In my humble opinion all.I wrote a case against the company on September 2, 2009. I have excerpted my positives and negatives  BUT beforehand I will say they tried in NYC and failed on Chambers street closed about 2006.To me that is telling if they seek expansion outside the mall setting. There product imho and taste buds is on par with Russel Stovers good chocolate but clearly no Godiva. So I sort of concur with Russian.

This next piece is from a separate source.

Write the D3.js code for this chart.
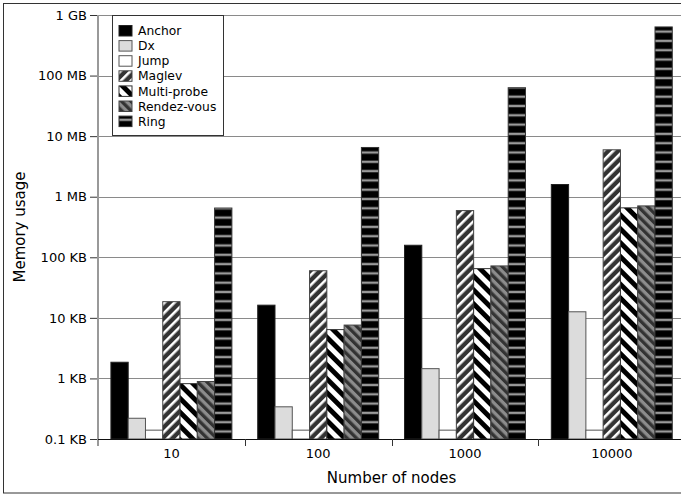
<!DOCTYPE html>
<html>
<head>
<meta charset="utf-8">
<script src="https://cdn.jsdelivr.net/npm/d3@7"></script>
<style>
  body { margin: 0; background: #fff; }
  svg { display: block; }
  text { font-family: "DejaVu Sans", sans-serif; fill: #000; }
</style>
</head>
<body>
<svg id="chart" width="681" height="495"></svg>
<script>
// Memory usage per algorithm (values in KB), one entry per cluster size
const categories = ["10", "100", "1000", "10000"];
const seriesNames = ["Anchor", "Dx", "Jump", "Maglev", "Multi-probe", "Rendez-vous", "Ring"];
const anchor     = [1.85, 16.2, 158, 1590];
const dx         = [0.22, 0.34, 1.45, 12.6];
const jump       = [0.14, 0.14, 0.14, 0.14];
const maglev     = [18.5, 60, 590, 5950];
const multiProbe = [0.82, 6.4, 65, 655];
const rendezVous = [0.89, 7.6, 72, 705];
const ring       = [650, 6500, 63000, 635000];
const yTicks      = [0.1, 1, 10, 100, 1e3, 1e4, 1e5, 1e6];
const yTickLabels = ["0.1 KB", "1 KB", "10 KB", "100 KB", "1 MB", "10 MB", "100 MB", "1 GB"];

const seriesValues = [anchor, dx, jump, maglev, multiProbe, rendezVous, ring];
const series = seriesNames.map((name, i) => ({ name, values: seriesValues[i] }));

const svg = d3.select("#chart");
const plot = { left: 98, right: 685.2, top: 15, bottom: 439 };

// Fill styles
const defs = svg.append("defs");
function stripes(id, size, angle, bg, fg, fgWidth) {
  const p = defs.append("pattern")
    .attr("id", id).attr("patternUnits", "userSpaceOnUse")
    .attr("width", size).attr("height", size)
    .attr("patternTransform", `rotate(${angle})`);
  p.append("rect").attr("width", size).attr("height", size).attr("fill", bg);
  p.append("rect").attr("width", fgWidth).attr("height", size).attr("fill", fg);
}
stripes("pat-maglev", 7, 45, "#333", "#fff", 2.6);
stripes("pat-multi", 9.8, -45, "#fff", "#000", 4.9);
stripes("pat-rendez", 6.6, -45, "#8c8c8c", "#333", 3.3);
const ringPat = defs.append("pattern")
  .attr("id", "pat-ring").attr("patternUnits", "userSpaceOnUse")
  .attr("width", 10).attr("height", 9.3);
ringPat.append("rect").attr("width", 10).attr("height", 9.3).attr("fill", "#000");
ringPat.append("rect").attr("y", 2.5).attr("width", 10).attr("height", 2.4).attr("fill", "#9a9a9a");

const fills = {
  "Anchor": "#000",
  "Dx": "#dcdcdc",
  "Jump": "#fff",
  "Maglev": "url(#pat-maglev)",
  "Multi-probe": "url(#pat-multi)",
  "Rendez-vous": "url(#pat-rendez)",
  "Ring": "url(#pat-ring)"
};
const strokes = {
  "Anchor": "#222", "Dx": "#555", "Jump": "#555", "Maglev": "#444",
  "Multi-probe": "#333", "Rendez-vous": "#444", "Ring": "#333"
};

// Scales
const x = d3.scaleBand().domain(categories)
  .range([plot.left, plot.right]).paddingInner(0.176).paddingOuter(0.088);
const xs = d3.scaleBand().domain(seriesNames).range([0, x.bandwidth()]);
const y = d3.scaleLog().domain([0.1, 1e6]).range([plot.bottom, plot.top]);

// Outer frame
svg.append("rect")
  .attr("x", 3.5).attr("y", 3.5).attr("width", 700).attr("height", 489.5)
  .attr("fill", "none").attr("stroke", "#333").attr("stroke-width", 1);

// Horizontal grid
svg.append("g").selectAll("line")
  .data(yTicks.slice(1))
  .join("line")
  .attr("x1", plot.left).attr("x2", plot.right)
  .attr("y1", d => Math.round(y(d)) + 0.5).attr("y2", d => Math.round(y(d)) + 0.5)
  .attr("stroke", "#8a8a8a").attr("stroke-width", 1);

// Left axis spine
svg.append("line")
  .attr("x1", plot.left).attr("x2", plot.left)
  .attr("y1", plot.top).attr("y2", plot.bottom + 7)
  .attr("stroke", "#999").attr("stroke-width", 2);

// Y axis ticks and labels
const yAxis = svg.append("g")
  .attr("transform", `translate(${plot.left - 1},0)`)
  .call(d3.axisLeft(y).tickValues(yTicks)
    .tickFormat((d, i) => yTickLabels[i]).tickSize(7).tickPadding(3));
yAxis.select(".domain").remove();
yAxis.selectAll(".tick line").attr("stroke", "#333");
yAxis.selectAll(".tick text")
  .attr("font-family", "DejaVu Sans, sans-serif").attr("font-size", 13).attr("fill", "#000");

// Bars
const groups = svg.append("g").selectAll("g")
  .data(series)
  .join("g");
groups.selectAll("rect")
  .data(s => s.values.map((v, i) => ({ name: s.name, cat: categories[i], v })))
  .join("rect")
  .attr("x", d => x(d.cat) + xs(d.name))
  .attr("width", xs.bandwidth())
  .attr("y", d => y(d.v))
  .attr("height", d => plot.bottom - y(d.v))
  .attr("fill", d => fills[d.name])
  .attr("stroke", d => strokes[d.name])
  .attr("stroke-width", 1);

// Bottom axis line
svg.append("line")
  .attr("x1", plot.left).attr("x2", plot.right)
  .attr("y1", plot.bottom + 0.5).attr("y2", plot.bottom + 0.5)
  .attr("stroke", "#111").attr("stroke-width", 1.2);

// Category boundary ticks
const boundaries = categories.slice(1).map(c => x(c) - x.step() * x.paddingInner() / 2);
svg.append("g").selectAll("line")
  .data(boundaries)
  .join("line")
  .attr("x1", d => Math.round(d) + 0.5).attr("x2", d => Math.round(d) + 0.5)
  .attr("y1", plot.bottom).attr("y2", plot.bottom + 7)
  .attr("stroke", "#333");

// Category labels
const xAxis = svg.append("g")
  .attr("transform", `translate(0,${plot.bottom})`)
  .call(d3.axisBottom(x).tickSize(0).tickPadding(10));
xAxis.select(".domain").remove();
xAxis.selectAll(".tick text")
  .attr("font-family", "DejaVu Sans, sans-serif").attr("font-size", 13).attr("fill", "#000");

// Axis titles
svg.append("text")
  .attr("x", (plot.left + plot.right) / 2).attr("y", 478)
  .attr("text-anchor", "middle").attr("dy", "0.35em")
  .attr("font-size", 15).text("Number of nodes");
svg.append("text")
  .attr("transform", `translate(20,${(plot.top + plot.bottom) / 2}) rotate(-90)`)
  .attr("text-anchor", "middle").attr("dy", "0.35em")
  .attr("font-size", 15).text("Memory usage");

// Legend
const legend = svg.append("g");
legend.append("rect")
  .attr("x", 112.5).attr("y", 15.5).attr("width", 111).attr("height", 120)
  .attr("fill", "#fff").attr("stroke", "#333");
const item = legend.selectAll("g.item")
  .data(series)
  .join("g").attr("class", "item")
  .attr("transform", (d, i) => `translate(119,${25.5 + i * 15.1})`);
item.append("rect")
  .attr("width", 13).attr("height", 10.5)
  .attr("fill", d => fills[d.name]).attr("stroke", d => strokes[d.name]);
item.append("text")
  .attr("x", 19).attr("y", 5.3).attr("dy", "0.35em")
  .attr("font-size", 12.3).text(d => d.name);
</script>
</body>
</html>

Positive: active CEO & Founder with large stake in the company

Positive: Good marketing moves to establish niche

 Co-branding with Cold Stone creamery is genius. Thinking about smaller stores in smaller town venues is also great because Godiva or Lindt will not go there as "aspirational brands'

Positive: Expansion outside the US 

Negative: To me too much risk not enough reward

Current PE according to Yahoo and MSN of 15 with divy. That fine fair value for most companies but does not represent value for a microcap.

Negative: US expansion plans not good 

Now have just 2 more franchises in the US than they did in 2006.

 Negative: 75 % of owners own more than 1 franchise . If these owners lose their business because of the recession multiple locations will close. 

Negative:  Their main business are tied ito malls(consider the REITS that run malls stability and the consumer) and tourist spots(that has been on the decline most places)

Negative: Identify themselves as confectioners not chocolatiers. The later is better but may indicate they know they cannot compete with Godiva or Lindt.

I would say its a push for me.Not bad but there are better deals out there.My opinion worth what you paid for it.